In this article, we will list some recommendations on working with models, which can hopefully help marketing teams and photographers, who are new to this area, to make their work flow more efficiently.
Choosing the Look
Before starting the model search, it is highly important to clarify for yourself the suitable look, which best represents the brand you’re shooting for. This will directly depend on the brand’s marketing goals and target audience. Who are the people that you’re reaching out to with these photographs? How old are they? Where are they from? What are their interests? How do they look or wish to look like? Based on this information, you’ll form the desired portrait. Once you’ve got this figured out decide, whether to go for a professional model or an amateur of your chosen type.
Professional Vs Amateur
At the end of the day, it will depend on the budget you have for the shoot. Working with a professional model will almost certainly save you a lot of time. The photoshoot is easy to direct with a guarantee of a better result when the model feels relaxed in front of the camera and knows how to pose. However, professional models’ time is usually high priced. If your budget allows inviting a pro – go for it. There are also cases when a model will be happy to participate in your shoot in exchange for either promotion opportunities or her/his portfolio enlargement.
In case your budget is limited, there’s no harm in working with a photogenic friend or someone keen to try themselves in modeling. One of the most important qualities you’d be looking for then (after being attractive in photographs of course) - will be the model’s high motivation to collaborate.
Clarity and Ethics
Be as clear as possible with the model about the purpose of your shoot and the working conditions. Make sure he or she is comfortable with everything. Remember, you’ll never get a person to do the job well if they don’t want to do it.
Discuss such aspects as:
Dates and hours of the shoot
Details in your photography concept that the model needs to be aware of: ex. bikini shoot, swimming, doing extreme sports, climbing trees…
Make sure in advance that the model a) can do it b) feels comfortable doing it
Think of who will be responsible for clothing and makeup supply and make the appropriate arrangements
Lastly, confirm payment rates, accommodation, expenses for transportation and food
Once you’ve agreed on all the above and shook hands, you can be confident that the process will go smoothly and without surprises for either side.
On the Shoot
Keep in mind that respectful and attentive attitude towards the talent you are working with is the key to building a strong professional relationship and eventually getting the best result on the photoshoot. Make the models’ comfort one of your top priorities. Ensure that the schedule is built appropriately, giving the models enough time to prepare and fix makeup. Make sure there is a space where the models can conveniently change in privacy. Have water and food organized at suitable times.
Breaking the Ice
Remember that talents you’re working with are first of all people. Sometimes they might be under more pressure than even the photographer by being conscious of their poses and presentation. Therefore, build a pleasant, relaxed atmosphere of teamwork and support, by chatting to your talents and giving them positive reinforcement. Only respectful and good-natured attitude will result in the best images.
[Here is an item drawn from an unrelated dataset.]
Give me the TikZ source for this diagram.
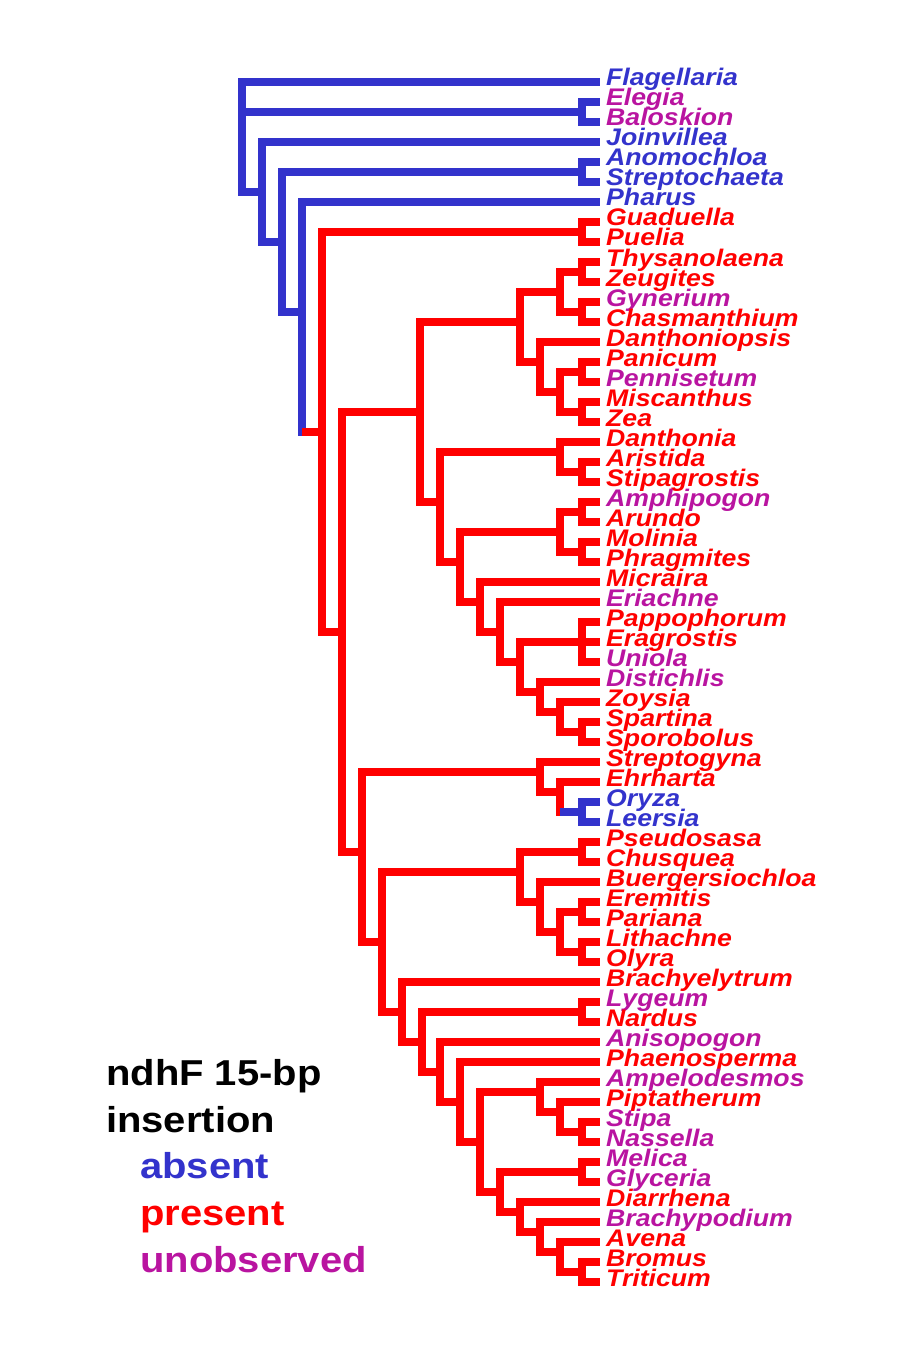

After finishing the shoot in one location and before moving to another, ask the models to chill for a bit and go ahead yourself to check the set-up and the best light. Invite the models only after you’ve figured out what you’re about to do and that everything is ready. Do not keep the models waiting around while you’re trying to come up with ideas or fixing the curtains.
If you have a photo session with a celebrity or a highly paid model, when every minute costs you or your client a ton of money, it would be prudent to go on location a day before with some friends or staff and do a pre-shoot. Just stage every shot in advance, so that you won’t miss a second of precious time during the actual shoot. Only then will you be completely confident in what directions to give and work as efficiently as possible.
Be precise in your directing and, even better, introduce some simple signs that will suggest the model look up or down, turn the head, bring up shoulders or relax. The photographer in a way becomes the model’s mirror, because when posing he or she can only estimate how well they are doing by looking at your reaction, and improving according to your advice. Communicate your vision to the models, make sure you’re on the same page from the start of the shoot. You may take the time to show images that turned out good to the model to encourage more great work. So those were all the “do’s”. Here is a very important “don’t”: Don’t touch the model without asking permission, it may be considered inappropriate and affect your professional relationship.
Model Release Form
Oh, almost forgot! Ask the model to sign a model release form It will secure your right to use the photos in the future and will prevent any disputes that may arise over your photography work with the models.